ImageData imgData = ImageDataFactory.create(new Main().loadImageByte(IMAGE), true); 

and use byte[] loadImageByte(String imageFilename) method:

private byte[] loadImageByte(String imageFilename) {
    byte[] dataBytes = null;
    try {
        InputStream is = getClass().getResourceAsStream(imageFilename);
        dataBytes = new byte[is.available()];
        is.read(dataBytes);
    } catch (IOException ex) {
        Logger.getLogger(Main.class.getName()).log(Level.SEVERE, null, ex);
    }
    return dataBytes;
}

the size of the resulting pdf-document is small both when you run the program from IDE, or when you start from the jar-file. However, in the latter case, the document does not open, Adobe Acrobat 9 gives an error "Insufficient data for an image" (and bytes of both documents are different).

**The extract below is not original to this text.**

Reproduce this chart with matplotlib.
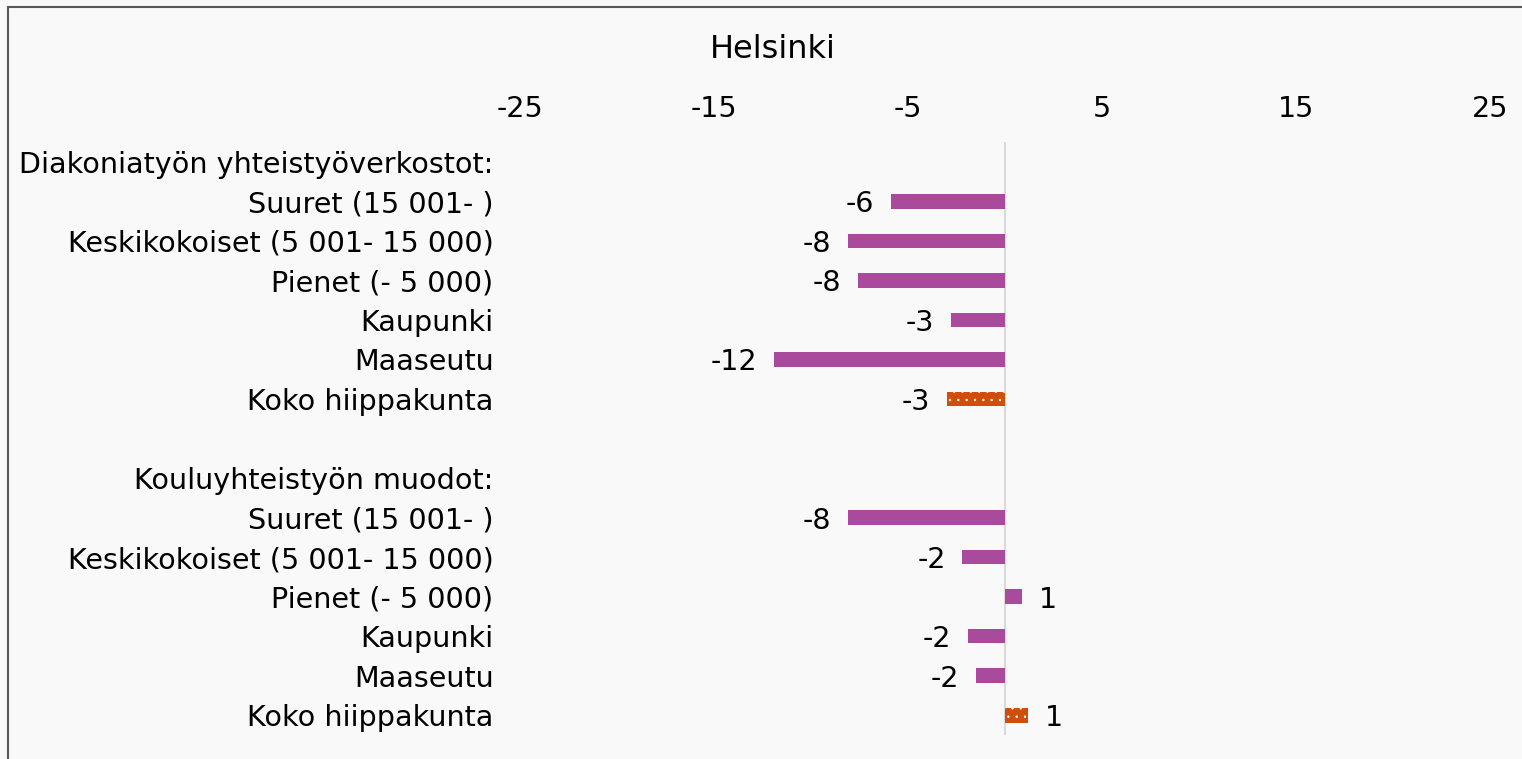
import matplotlib
matplotlib.use('Agg')
import matplotlib.pyplot as plt
from matplotlib.patches import Rectangle

# rows top to bottom; '' / None = header or blank row
categories = [
    'Diakoniatyön yhteistyöverkostot:',
    'Suuret (15 001- )',
    'Keskikokoiset (5 001- 15 000)',
    'Pienet (- 5 000)',
    'Kaupunki',
    'Maaseutu',
    'Koko hiippakunta',
    '',
    'Kouluyhteistyön muodot:',
    'Suuret (15 001- )',
    'Keskikokoiset (5 001- 15 000)',
    'Pienet (- 5 000)',
    'Kaupunki',
    'Maaseutu',
    'Koko hiippakunta',
]
values = [None, -5.9, -8.1, -7.6, -2.8, -11.9, -3.0,
          None, None, -8.1, -2.2, 0.9, -1.9, -1.5, 1.2]
total_rows = [6, 14]
xticks = [-25, -15, -5, 5, 15, 25]
title = 'Helsinki'

purple = '#aa4a9c'
orange = '#d04e0a'
bg = '#f9f9f9'
fs = 20.6

plt.rcParams['hatch.linewidth'] = 0.5

fig = plt.figure(figsize=(15.22, 7.59), dpi=100)
fig.patch.set_facecolor(bg)
fig.patches.append(Rectangle((8 / 1522, -0.1), 1.2, 1 - 7 / 759 + 0.1,
                             transform=fig.transFigure, fill=False,
                             edgecolor='#595959', linewidth=1.5))

ax = fig.add_axes([520 / 1522, 1 - 735 / 759, 970 / 1522, (735 - 142) / 759])
ax.set_facecolor(bg)
ax.patch.set_alpha(0)

n = len(categories)
ax.set_ylim(n - 0.5, -0.5)
ax.set_xlim(-25, 25)

for i, v in enumerate(values):
    if v is None:
        continue
    if i in total_rows:
        ax.barh(i, v, height=0.37, color=orange, edgecolor='white',
                linewidth=0, hatch='..', zorder=2)
    else:
        ax.barh(i, v, height=0.37, color=purple, linewidth=0, zorder=2)
    lab = str(int(round(v)))
    if v < 0:
        ax.annotate(lab, (v, i), xytext=(-12, 0), textcoords='offset points',
                    ha='right', va='center_baseline', fontsize=fs, color='black')
    else:
        ax.annotate(lab, (v, i), xytext=(12, 0), textcoords='offset points',
                    ha='left', va='center_baseline', fontsize=fs, color='black')

ax.axvline(0, color='#d9d9d9', linewidth=1.5, zorder=1)

ax.set_yticks(range(n))
ax.set_yticklabels(categories, fontsize=fs)
ax.tick_params(axis='y', length=0, pad=19)
ax.set_xticks(xticks)
ax.set_xticklabels([str(t) for t in xticks], fontsize=fs)
ax.xaxis.tick_top()
ax.tick_params(axis='x', length=0, pad=13.5)
for s in ax.spines.values():
    s.set_visible(False)

fig.text(773 / 1522, 1 - 50 / 759, title, ha='center', va='center', fontsize=23)

plt.savefig('out.png', dpi=100, facecolor=bg)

What is the reason for the difference between file sizes and is there a way to get a small size pdf-document by program starting from a jar-file?

1
I'd need to go through everything in detail to be sure, but a possible explanation regarding different file sizes is that in the case of a smaller size, the image is stored once as an XOBject and referenced throughout the document and in the case of the larger file, the image is added in it's entirety every time. - Samuel Huylebroeck
Concerning your second attempt going via loadImageByte: you use is.available() to determine the size of the resource file. This is wrong, though, is.available() might well return a smaller value depending on the InputStream class actually used, and the InputStream class actually used might differ between runs from IDE with resources being in the file system and runs from jar with resources compressed in a JAR archive. - mkl
That been noted, can you share the image file for reproducing the issue? - mkl
Thank You for reply. I read Introducing images (developers.itextpdf.com/content/itext-7-building-blocks/…) and hoped that the method create(java.awt.Image image, java.awt.Color color) of com.itextpdf.io.image.ImageDataFactory would use XObject, but obviously it is not. - Gennady Kolomoets
Concerning your second reply, Yes, sometimes the method ImageDataFactory.create(new MainSOQ().loadImageByte(IMAGE), true); throws an exception Premature EOF while reading JPEG. - Gennady Kolomoets

1 Answers

0
votes

The problem is solved by using PdfImageXObject to wrap image data:

public static final String IMAGE = "/resources/image.jpg";
public static final String DEST = "result.pdf";

public static void main(String[] args) throws FileNotFoundException {

    int pageNumber = 5;
    PdfWriter writer = new PdfWriter(DEST);
    PdfDocument pdf = new PdfDocument(writer);
    Document document = new Document(pdf, PageSize.A4.rotate());
    ImageData imgData = ImageDataFactory.create(new Main().loadImageByte(IMAGE), true);
    /*Wrapping image data in a PdfImageXObject*/
    PdfImageXObject imgObject = new PdfImageXObject(imgData);
    /*Calculate the page area for the image - the image size will change*/
    PageSize pageSize = pdf.getDefaultPageSize();
    Rectangle rectangle = new Rectangle(pageSize.getWidth(), pageSize.getHeight());
    /*Loop*/
    PdfPage page = pdf.addNewPage();
    for (int i = 0; i < pageNumber; i++) {
        PdfCanvas canvas = new PdfCanvas(page);
        /*Add background image as PdfImageXObject*/
        canvas.addXObject(imgObject, rectangle);

        (PDF building blocks adding)

        if (i < pageNumber - 1) {
            page = pdf.addNewPage();
            document.add(new AreaBreak(AreaBreakType.NEXT_PAGE));
        }
    }
    document.close();
}

The inspection of the resulting PDF files in the PDFXplorer shows that when you add the same foreground image to the Document object multiple times with the add(Image image) method, the images are added as references to a single PDF XObject. At the same time, a similar multiple addition of the background image to the PdfCanvas object with addImage(ImageData image, Rectangle rect, boolean asInline) method creates several different PDF XObject instances. Pay attention to the difference in the arguments of these methods. An analysis of the iText 7 library source code showed that the Image class has a PdfXObject member that is created every time an Image instance is created, but the ImageData class is not associated with the corresponding PdfXObject.